Saturday, February 20, 2010

Border-(S)hopping

Borders fascinate me. 


The Senegal River is the natural as well as official border between Senegal and Mauritania, and in this panoramic picture between the small city of Matam, Senegal on the right and the village of Tofunde Cive, Mauritania on the left. Along the beach on the Mauritanian side is a row of small shops selling goods such as tea, fabric, personal care products and cell phones. Senegalese shoppers cross the river in pirogues to shop in the boutiques, which exist in Mauritania almost primarily for Senegalese consumption on the other side of the river.

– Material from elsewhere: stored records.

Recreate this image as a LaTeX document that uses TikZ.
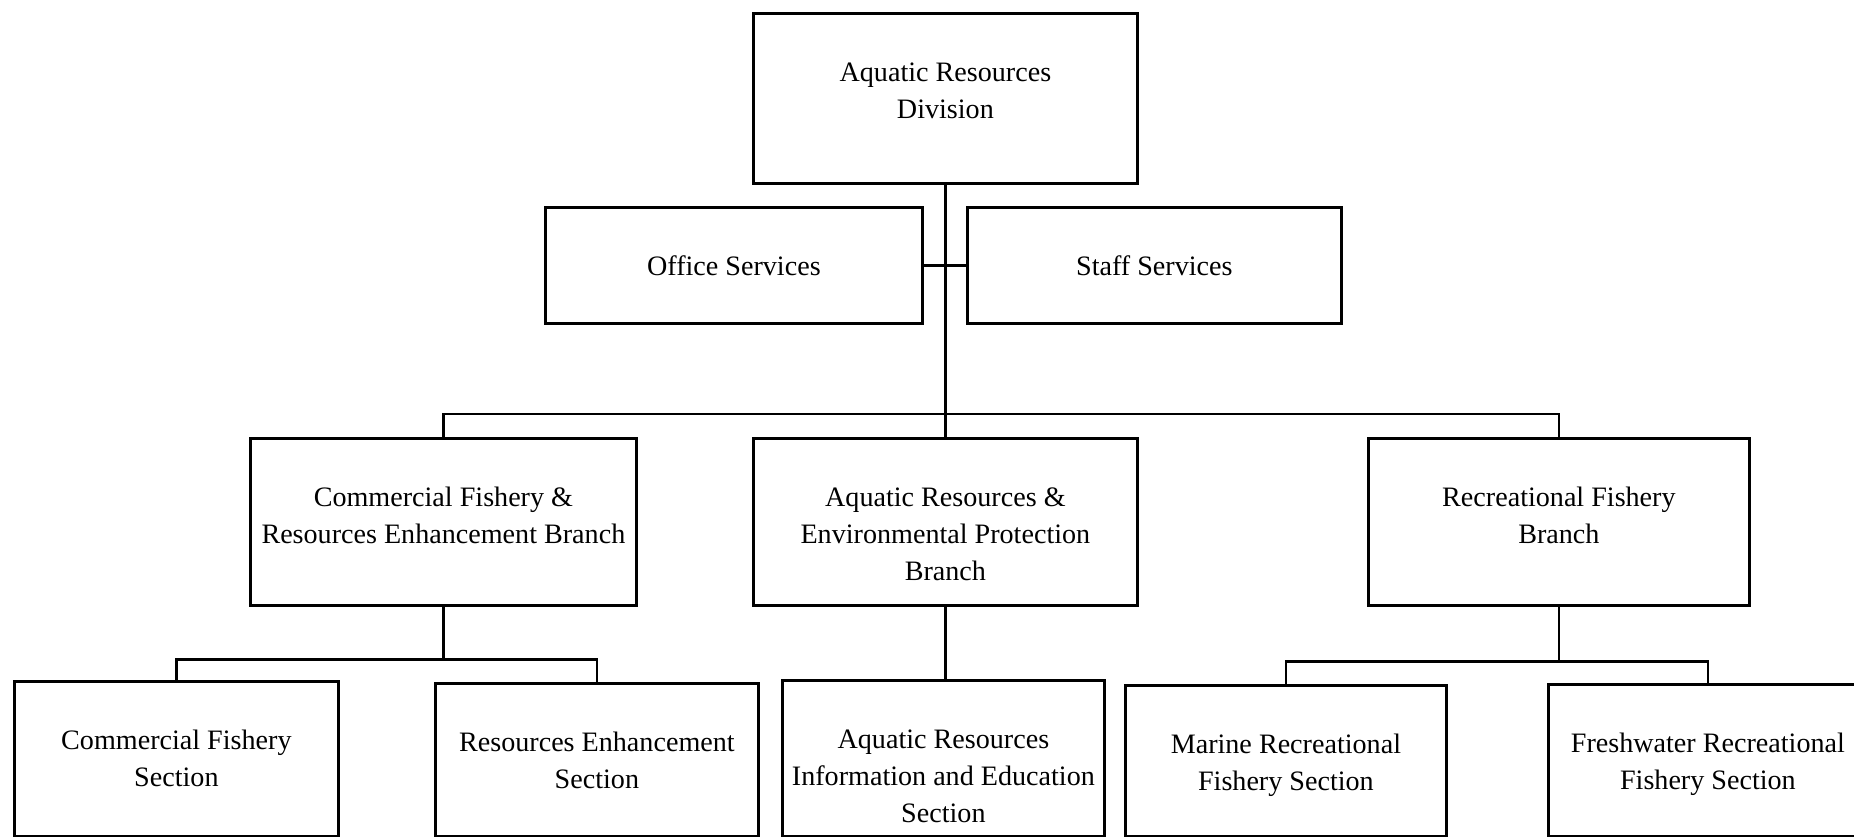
\documentclass[tikz,border=0pt]{standalone}
\usepackage{fontspec}
\setmainfont{Liberation Serif}
\newlength\pxu
\setlength\pxu{0.1mm}
\newcommand{\orgbox}[3]{\parbox[t][#2\pxu][t]{#1\pxu}{\centering\rule{0pt}{68\pxu}#3}}

\begin{document}
\begin{tikzpicture}
  [x=0.1mm,y=-0.1mm,line width=0.8pt,
   every node/.style={draw,inner sep=0pt,anchor=north west,font=\fontsize{8}{10.5}\selectfont}]
  \useasboundingbox (0,0) rectangle (1854,836);
  \clip (0,0) rectangle (1854,836);
  \node (div) at (752,12) {\orgbox{384}{170}{Aquatic Resources\\Division}};
  \node (office) at (544,206) {\orgbox{377}{116}{Office Services}};
  \node (staff) at (966,206) {\orgbox{374}{116}{Staff Services}};
  \node (cf) at (249,437) {\orgbox{386}{167}{Commercial Fishery \&\\Resources Enhancement Branch}};
  \node (ar) at (752,437) {\orgbox{384}{167}{Aquatic Resources \&\\Environmental Protection\\Branch}};
  \node (rf) at (1367,437) {\orgbox{381}{167}{Recreational Fishery\\Branch}};
  \node (cfs) at (13,680) {\orgbox{324}{155}{Commercial Fishery\\Section}};
  \node (res) at (434,682) {\orgbox{323}{153}{Resources Enhancement\\Section}};
  \node (arie) at (781,679) {\orgbox{322}{156}{Aquatic Resources\\Information and Education\\Section}};
  \node (mrf) at (1124,684) {\orgbox{321}{151}{Marine Recreational\\Fishery Section}};
  \node (frf) at (1547,683) {\orgbox{319}{152}{Freshwater Recreational\\Fishery Section}};
  % connectors
  \coordinate (hub) at (944,414);
  \draw (div.south) -- (ar.north);
  \draw (office.east) -- (staff.west);
  \draw (cf.north) |- (hub) -| (rf.north);
  \draw (cf.south) -- ++(0,53) coordinate (cfhub);
  \draw (cfs.north) |- (cfhub) -| (res.north);
  \draw (ar.south) -- (ar.south |- arie.north);
  \draw (rf.south) -- ++(0,55) coordinate (rfhub);
  \draw (mrf.north) |- (rfhub) -| (frf.north);
\end{tikzpicture}
\end{document}
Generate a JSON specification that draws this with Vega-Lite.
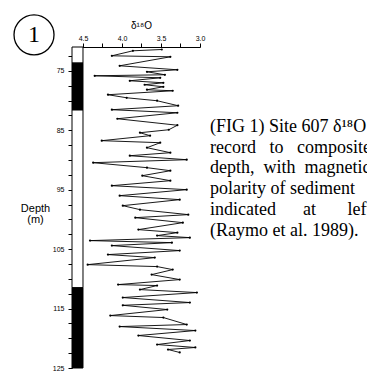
{
  "$schema": "https://vega.github.io/schema/vega-lite/v6.json",
  "width": 128,
  "height": 321,
  "autosize": {"type": "none"},
  "padding": {"left": 72, "top": 47, "right": 167, "bottom": 8},
  "background": "white",
  "config": {
    "view": {"stroke": null},
    "axis": {
      "domainColor": "black",
      "tickColor": "black",
      "labelColor": "black",
      "titleColor": "black",
      "labelFont": "Liberation Sans",
      "titleFont": "Liberation Sans",
      "grid": false,
      "labelFlush": false,
      "labelOverlap": false
    }
  },
  "layer": [
    {
      "data": {"values": [
        {"depth": 71.42, "d18O": 3.49}, {"depth": 71.64, "d18O": 3.86}, {"depth": 72.48, "d18O": 4.13}, {"depth": 72.65, "d18O": 3.38},
        {"depth": 74.16, "d18O": 4.03}, {"depth": 74.83, "d18O": 3.29}, {"depth": 75.17, "d18O": 3.68}, {"depth": 75.67, "d18O": 3.45},
        {"depth": 75.84, "d18O": 4.35}, {"depth": 76.18, "d18O": 3.51}, {"depth": 76.68, "d18O": 3.90}, {"depth": 77.02, "d18O": 3.47},
        {"depth": 77.35, "d18O": 3.71}, {"depth": 77.69, "d18O": 3.47}, {"depth": 78.19, "d18O": 3.68}, {"depth": 78.36, "d18O": 3.35},
        {"depth": 79.03, "d18O": 4.18}, {"depth": 79.54, "d18O": 3.94}, {"depth": 80.04, "d18O": 3.55}, {"depth": 80.88, "d18O": 3.28},
        {"depth": 81.55, "d18O": 4.13}, {"depth": 82.06, "d18O": 3.29}, {"depth": 83.07, "d18O": 4.06}, {"depth": 84.16, "d18O": 3.29},
        {"depth": 84.92, "d18O": 3.40}, {"depth": 85.42, "d18O": 3.77}, {"depth": 85.92, "d18O": 3.64}, {"depth": 86.76, "d18O": 4.26},
        {"depth": 87.10, "d18O": 3.51}, {"depth": 87.94, "d18O": 3.68}, {"depth": 88.78, "d18O": 3.38}, {"depth": 89.29, "d18O": 3.90},
        {"depth": 89.96, "d18O": 3.17}, {"depth": 90.46, "d18O": 4.37}, {"depth": 91.30, "d18O": 3.68}, {"depth": 91.81, "d18O": 3.38},
        {"depth": 92.65, "d18O": 3.74}, {"depth": 93.49, "d18O": 3.38}, {"depth": 94.33, "d18O": 4.13}, {"depth": 95.00, "d18O": 3.17},
        {"depth": 96.01, "d18O": 4.03}, {"depth": 96.68, "d18O": 3.26}, {"depth": 97.69, "d18O": 3.99}, {"depth": 98.36, "d18O": 3.77},
        {"depth": 99.20, "d18O": 3.15}, {"depth": 99.71, "d18O": 3.83}, {"depth": 100.55, "d18O": 3.22}, {"depth": 101.72, "d18O": 3.79},
        {"depth": 102.23, "d18O": 3.29}, {"depth": 102.73, "d18O": 3.55}, {"depth": 103.07, "d18O": 3.13}, {"depth": 103.57, "d18O": 4.41},
        {"depth": 103.91, "d18O": 3.36}, {"depth": 104.41, "d18O": 4.13}, {"depth": 105.25, "d18O": 3.26}, {"depth": 105.92, "d18O": 4.18},
        {"depth": 106.43, "d18O": 3.58}, {"depth": 107.61, "d18O": 4.44}, {"depth": 107.94, "d18O": 3.55}, {"depth": 108.45, "d18O": 3.35},
        {"depth": 109.29, "d18O": 3.62}, {"depth": 110.13, "d18O": 3.26}, {"depth": 110.97, "d18O": 4.05}, {"depth": 111.13, "d18O": 3.55},
        {"depth": 111.81, "d18O": 3.77}, {"depth": 112.31, "d18O": 3.04}, {"depth": 113.15, "d18O": 3.99}, {"depth": 113.99, "d18O": 3.13},
        {"depth": 114.45, "d18O": 3.99}, {"depth": 115.17, "d18O": 3.42}, {"depth": 116.18, "d18O": 4.15}, {"depth": 116.51, "d18O": 3.47},
        {"depth": 117.69, "d18O": 3.17}, {"depth": 118.03, "d18O": 4.03}, {"depth": 118.70, "d18O": 3.06}, {"depth": 119.54, "d18O": 3.79},
        {"depth": 120.38, "d18O": 3.13}, {"depth": 121.05, "d18O": 3.55}, {"depth": 121.55, "d18O": 3.06}, {"depth": 121.89, "d18O": 3.41},
        {"depth": 122.39, "d18O": 3.26}
      ]},
      "mark": {"type": "line", "color": "black", "strokeWidth": 0.9, "point": {"filled": true, "size": 5, "color": "black"}},
      "encoding": {
        "x": {
          "field": "d18O", "type": "quantitative",
          "scale": {"domain": [3.0, 4.641], "reverse": true, "nice": false, "zero": false},
          "axis": {
            "orient": "top",
            "values": [3.0, 3.25, 3.5, 3.75, 4.0, 4.25, 4.5],
            "tickCount": 100,
            "labelExpr": "abs(datum.value*2 - round(datum.value*2)) < 0.01 ? format(datum.value, '.1f') : ''",
            "labelFontSize": 7,
            "tickSize": 4,
            "labelPadding": 2,
            "title": "δ¹⁸O",
            "titleFontSize": 10,
            "titleFontWeight": "normal",
            "titleX": 69,
            "titleY": -22,
            "titleAlign": "center",
            "titleBaseline": "middle"
          }
        },
        "y": {
          "field": "depth", "type": "quantitative",
          "scale": {"domain": [71, 125], "reverse": true, "nice": false, "zero": false},
          "axis": {
            "values": [72.5, 75, 77.5, 80, 82.5, 85, 87.5, 90, 92.5, 95, 97.5, 100, 102.5, 105, 107.5, 110, 112.5, 115, 117.5, 120, 122.5, 125],
            "tickCount": 100,
            "labelExpr": "abs((datum.value - 75) % 10) < 0.01 ? format(datum.value, 'd') : ''",
            "labelFontSize": 7,
            "tickSize": 4,
            "labelPadding": 4,
            "title": ["Depth", "(m)"],
            "titleFontSize": 11,
            "titleFontWeight": "normal",
            "titleAngle": 0,
            "titleX": -37,
            "titleY": 161,
            "titleAlign": "center",
            "titleBaseline": "middle",
            "titleLineHeight": 11
          }
        },
        "order": {"field": "depth", "type": "quantitative"}
      }
    },
    {
      "data": {"values": [
        {"top": 71, "bottom": 73.7, "polarity": "reversed"},
        {"top": 73.7, "bottom": 81.6, "polarity": "normal"},
        {"top": 81.6, "bottom": 111.5, "polarity": "reversed"},
        {"top": 111.5, "bottom": 125, "polarity": "normal"}
      ]},
      "mark": {"type": "rect", "stroke": "black", "strokeWidth": 1},
      "encoding": {
        "x": {"datum": 4.641, "type": "quantitative"},
        "x2": {"datum": 4.5},
        "y": {"field": "top", "type": "quantitative"},
        "y2": {"field": "bottom"},
        "fill": {"field": "polarity", "type": "nominal", "scale": {"domain": ["normal", "reversed"], "range": ["black", "white"]}, "legend": null}
      }
    },
    {
      "data": {"values": [{"label": "1"}]},
      "mark": {"type": "point", "shape": "circle", "filled": false, "size": 1600, "stroke": "black", "strokeWidth": 1.3, "opacity": 1},
      "encoding": {
        "x": {"datum": 5.128, "type": "quantitative"},
        "y": {"datum": 68.95, "type": "quantitative"}
      }
    },
    {
      "data": {"values": [{"label": "1"}]},
      "mark": {"type": "text", "font": "Liberation Serif", "fontSize": 24, "align": "center", "baseline": "middle", "color": "black"},
      "encoding": {
        "x": {"datum": 5.128, "type": "quantitative"},
        "y": {"datum": 69.0, "type": "quantitative"},
        "text": {"field": "label"}
      }
    },
    {
      "data": {"values": [{"caption": "(FIG 1) Site 607 δ¹⁸O\nrecord\u00a0\u00a0 to\u00a0\u00a0 composite\ndepth,\u00a0 with\u00a0 magnetic\npolarity of sediment\nindicated\u00a0\u00a0\u00a0\u00a0\u00a0 at\u00a0\u00a0\u00a0\u00a0\u00a0\u00a0 left\n(Raymo et al. 1989)."}]},
      "mark": {"type": "text", "font": "Liberation Serif", "fontSize": 18, "align": "left", "baseline": "alphabetic", "lineBreak": "\n", "lineHeight": 20.8, "color": "black"},
      "encoding": {
        "x": {"datum": 2.872, "type": "quantitative"},
        "y": {"datum": 85.25, "type": "quantitative"},
        "text": {"field": "caption"}
      }
    }
  ]
}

I made the pirogue trip across the river on three occasions. I went the formal route, taking the government-sanctioned pirogue seen above, as opposed to one of the many informal, smaller pirogues that make the 10 minute journey throughout the day. On two of the occasions, I too was going to do a little shopping, to check out the boutiques and to buy some fabric. While the trip across is pretty seamless for the Senegalese, not so for a Toubab like me. I did not have a visa to enter Mauritania*, you see, and there is a border agent that sits in a hut on the beach to check for this documentation. Now, I wasn't really that pressed to go into the shops, and even less interested in paying a couple dollars bribe in order to be allowed to walk 100 feet, so when I was rebuffed on my last trip I just went back across the river.

While I did not get very far onto Mauritanian territory, I was amazed during these brief excursions how different this side of the 250 meter-wide river felt from the other. But then again, despite some strong similarities that exist between Senegal and Mauritania at this little crossing, the two countries are very, very different places. That is part of why borders fascinate me, because despite the often arbitrariness of their creation, their impact is real and can mean everything depending on who you are, what you look like, where you come from, and where you are going.

*I have a fascination with Mauritania too, which emerged after reading Kevin Bales' Disposable People: New Slavery in the Global Economy. During my time in Matam I had a few encounters with the continuing practice of slavery that exists in Mauritania today.